Jan Karski was a secret emissary of the Polish underground state who informed the Polish government-in-exile and Western leaders about the extermination of Jews that was taking place on Polish territory during World War II , especially the situation of the destruction of the Warsaw Ghetto, and the secretive Nazi extermination camps.
Following Russia's invasion Poland’s eastern territories in September, 1939, Karski found himself in Soviet captivity, together with thousands of Polish officers. Yet he managed to escape during transport, thus escaping the fate that met the majority of the Polish officers, who were mass-murdered in Katyń in 1940.
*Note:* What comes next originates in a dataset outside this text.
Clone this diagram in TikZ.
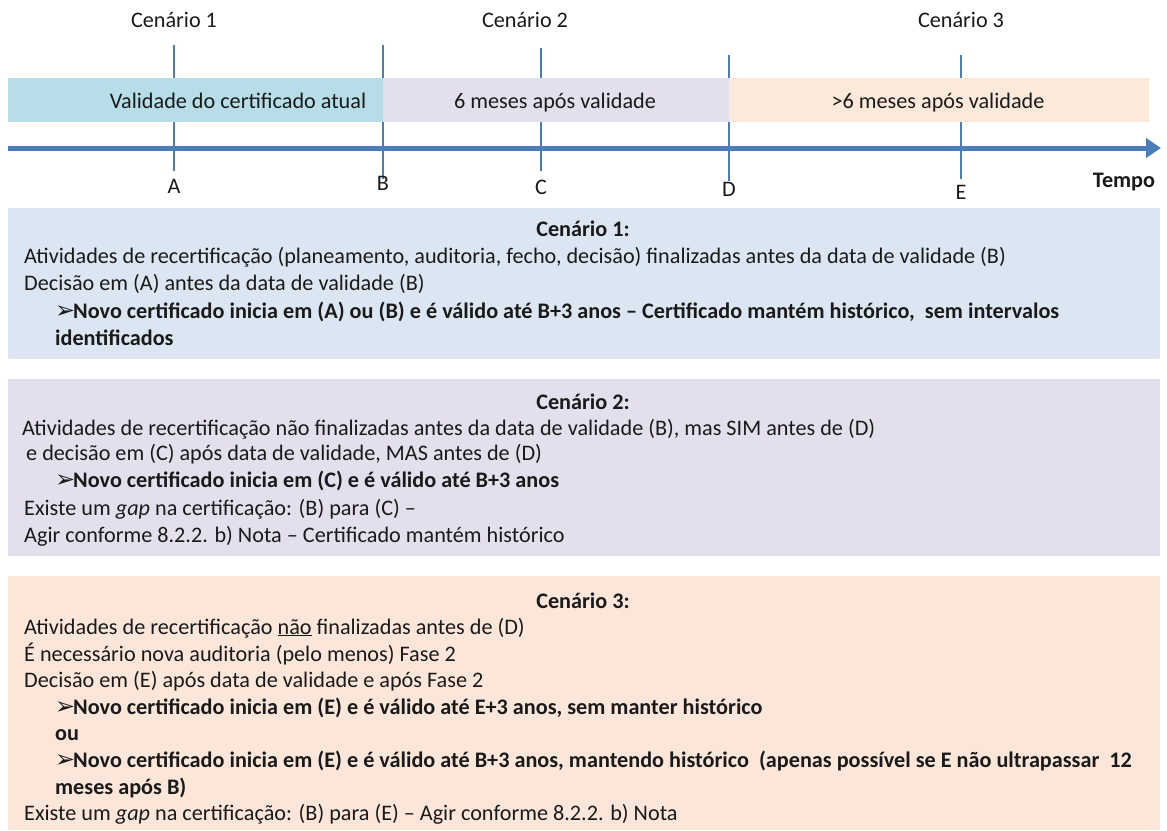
\documentclass[tikz,border=0pt]{standalone}
\usepackage{fontspec}
\setmainfont{Carlito}
\newfontfamily\symfont{DejaVu Sans}
\usetikzlibrary{arrows.meta}
\definecolor{axisblue}{HTML}{4A7EBB}
\definecolor{bandA}{HTML}{B7DEE8}
\definecolor{bandB}{HTML}{E4DFEC}
\definecolor{bandC}{HTML}{FDE9D9}
\definecolor{boxA}{HTML}{DCE6F2}
\definecolor{boxB}{HTML}{E4DFEC}
\definecolor{boxC}{HTML}{FCE6D9}
\definecolor{txt}{HTML}{1A1A1A}
\newcommand{\arw}{\makebox[18pt][l]{\symfont\fontsize{24}{24}\selectfont ➢}}
\newcommand{\fs}{\fontsize{22.2}{26}\selectfont}
\tikzset{
  txtline/.style={anchor=base west, inner sep=0pt, font=\fs, text=txt},
  boldline/.style={txtline, font=\fs\bfseries},
  ctrline/.style={anchor=base, inner sep=0pt, font=\fs, text=txt},
  ctrbold/.style={ctrline, font=\fs\bfseries},
  tickline/.style={draw=axisblue, line width=1.5pt},
}
\begin{document}
\begin{tikzpicture}[x=1pt,y=-1pt]
\useasboundingbox (0,0) rectangle (1167,830);
\fill[white] (0,0) rectangle (1167,830);
% tick coordinates
\coordinate (Atop) at (174,45); \coordinate (Abot) at (174,171);
\coordinate (Btop) at (383,45); \coordinate (Bbot) at (383,179);
\coordinate (Ctop) at (541,48); \coordinate (Cbot) at (541,171);
\coordinate (Dtop) at (729,55); \coordinate (Dbot) at (729,181);
\coordinate (Etop) at (961,55); \coordinate (Ebot) at (961,179);
\draw[tickline] (Atop) -- (Abot);
\draw[tickline] (Btop) -- (Bbot);
\draw[tickline] (Ctop) -- (Cbot);
\draw[tickline] (Dtop) -- (Dbot);
\draw[tickline] (Etop) -- (Ebot);
% bands
\fill[bandA] (8,78) rectangle (383,122);
\fill[bandB] (383,78) rectangle (729,122);
\fill[bandC] (729,78) rectangle (1149,122);
\node[ctrline] (bt1) at (238,108) {Validade do certificado atual};
\node[ctrline] (bt2) at (555,108) {6 meses após validade};
\node[ctrline] (bt3) at (938,108) {>6 meses após validade};
% axis
\coordinate (ax0) at (8,148);
\coordinate (ax1) at (1161,148);
\draw[axisblue, line width=5pt, -{Triangle[length=15pt,width=19pt]}] (ax0) -- (ax1);
% scenario labels
\node[ctrline] (s1) at (174,27) {Cenário 1};
\node[ctrline] (s2) at (525,27) {Cenário 2};
\node[ctrline] (s3) at (961,27) {Cenário 3};
% point labels
\node[ctrline] (la) at (174,193) {A};
\node[ctrline] (lb) at (383,190) {B};
\node[ctrline] (lc) at (541,194) {C};
\node[ctrline] (ld) at (729,196) {D};
\node[ctrline] (le) at (961,199) {E};
\node[ctrbold] (tempo) at (1124,187) {Tempo};
% boxes
\fill[boxA] (8,208) rectangle (1160,359);
\fill[boxB] (8,379) rectangle (1160,556);
\fill[boxC] (8,576) rectangle (1160,830);
% box 1
\node[ctrbold] (h1) at (583,236) {Cenário 1:};
\node[txtline] (a1) at (24,263) {Atividades de recertificação (planeamento, auditoria, fecho, decisão) finalizadas antes da data de validade (B)};
\node[txtline] (a2) at (24,290) {Decisão em (A) antes da data de validade (B)};
\node[boldline] (a3) at (55,318) {\arw Novo certificado inicia em (A) ou (B) e é válido até B+3 anos – Certificado mantém histórico,\ \ sem intervalos};
\node[boldline] (a4) at (55,345) {identificados};
% box 2
\node[ctrbold] (h2) at (583,409) {Cenário 2:};
\node[txtline] (b1) at (22,435) {Atividades de recertificação não finalizadas antes da data de validade (B), mas SIM antes de (D)};
\node[txtline] (b2) at (26,460) {e decisão em (C) após data de validade, MAS antes de (D)};
\node[boldline] (b3) at (55,487) {\arw Novo certificado inicia em (C) e é válido até B+3 anos};
\node[txtline] (b4) at (24,515) {Existe um \textit{gap} na certificação: (B) para (C) –};
\node[txtline] (b5) at (24,542) {Agir conforme 8.2.2. b) Nota – Certificado mantém histórico};
% box 3
\node[ctrbold] (h3) at (583,608) {Cenário 3:};
\node[txtline] (c1) at (24,634) {Atividades de recertificação \underline{não} finalizadas antes de (D)};
\node[txtline] (c2) at (24,661) {É necessário nova auditoria (pelo menos) Fase 2};
\node[txtline] (c3) at (24,687) {Decisão em (E) após data de validade e após Fase 2};
\node[boldline] (c4) at (55,714) {\arw Novo certificado inicia em (E) e é válido até E+3 anos, sem manter histórico};
\node[boldline] (c5) at (55,740) {ou};
\node[boldline] (c6) at (55,767) {\arw Novo certificado inicia em (E) e é válido até B+3 anos, mantendo histórico\ \ (apenas possível se E não ultrapassar\ \ 12};
\node[boldline] (c7) at (55,794) {meses após B)};
\node[txtline] (c8) at (24,820) {Existe um \textit{gap} na certificação: (B) para (E) – Agir conforme 8.2.2. b) Nota};
\end{tikzpicture}
\end{document}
After arriving in Warsaw, Karski engaged himself in the resistance movement and he became a messenger for the Polish Underground State. Due to his photographic memory and capacity to speak different languages, he undertook numerous missions for the Polish government-in-exile.
He saw what the Germans were doing to Jews with his own eyes. Disguised, he went into transit camps and the Warsaw ghetto. There, he saw the inhuman treatment of people, many of whom were dying of starvation. He also witnessed numerous executions. These were images that he would remember until the end of his life.
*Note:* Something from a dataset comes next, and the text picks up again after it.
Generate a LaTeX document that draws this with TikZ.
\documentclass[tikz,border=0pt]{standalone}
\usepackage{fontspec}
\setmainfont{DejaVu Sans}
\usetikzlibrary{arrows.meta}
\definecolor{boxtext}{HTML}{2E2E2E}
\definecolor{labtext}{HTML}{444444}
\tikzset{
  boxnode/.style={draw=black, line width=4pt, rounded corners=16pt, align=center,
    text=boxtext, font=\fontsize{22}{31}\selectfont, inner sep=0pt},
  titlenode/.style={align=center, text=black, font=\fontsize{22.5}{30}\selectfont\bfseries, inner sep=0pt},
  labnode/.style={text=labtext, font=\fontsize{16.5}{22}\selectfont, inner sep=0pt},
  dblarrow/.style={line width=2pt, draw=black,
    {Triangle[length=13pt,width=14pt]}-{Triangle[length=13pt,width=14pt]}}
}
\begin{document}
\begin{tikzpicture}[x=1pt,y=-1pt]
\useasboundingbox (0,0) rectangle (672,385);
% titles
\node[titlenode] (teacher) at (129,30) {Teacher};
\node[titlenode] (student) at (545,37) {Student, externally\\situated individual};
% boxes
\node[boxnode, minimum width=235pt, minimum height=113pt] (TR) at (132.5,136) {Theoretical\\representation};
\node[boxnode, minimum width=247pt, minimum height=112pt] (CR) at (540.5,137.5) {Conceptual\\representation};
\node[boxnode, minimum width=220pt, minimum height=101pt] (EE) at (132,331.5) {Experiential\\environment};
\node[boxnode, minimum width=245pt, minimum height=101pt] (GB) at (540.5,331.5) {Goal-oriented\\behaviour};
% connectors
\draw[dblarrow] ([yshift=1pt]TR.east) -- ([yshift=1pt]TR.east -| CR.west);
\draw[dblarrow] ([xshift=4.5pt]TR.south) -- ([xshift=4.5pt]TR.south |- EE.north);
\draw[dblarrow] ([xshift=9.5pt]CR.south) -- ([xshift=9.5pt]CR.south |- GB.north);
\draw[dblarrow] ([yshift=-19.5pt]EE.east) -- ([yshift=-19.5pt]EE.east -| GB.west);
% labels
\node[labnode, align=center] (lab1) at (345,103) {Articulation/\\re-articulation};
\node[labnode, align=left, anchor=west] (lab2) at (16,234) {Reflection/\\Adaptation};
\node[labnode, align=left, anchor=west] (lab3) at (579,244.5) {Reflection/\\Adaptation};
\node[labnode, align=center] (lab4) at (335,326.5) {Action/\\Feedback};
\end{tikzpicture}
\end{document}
Karski had memorised an abbreviated, 17-minute version of his report – about the structures, the organisation and the functioning of the Underground State as well as the extermination of Jews – by heart, and he presented it to leaders of the United Kingdom and the United States, as well as politicians, bishops, artists, and representatives of the media and the film industry in Hollywood, among others, asking for help for occupied Poland.
Unfortunately, many did not believe Karski’s reports, which were taken as propaganda for the Polish government-in-exile. Karski published his memoirs and report in the form of a book entitled The Story of a Secret State in 1944, which turned out to be a great success, with over over 400 thousand copies published. The book became an instant best-seller and created an outcry among the American public, some of whom were finally learning about the on-going mass-extermination of the Jews and the suffering of the Poles for the first time.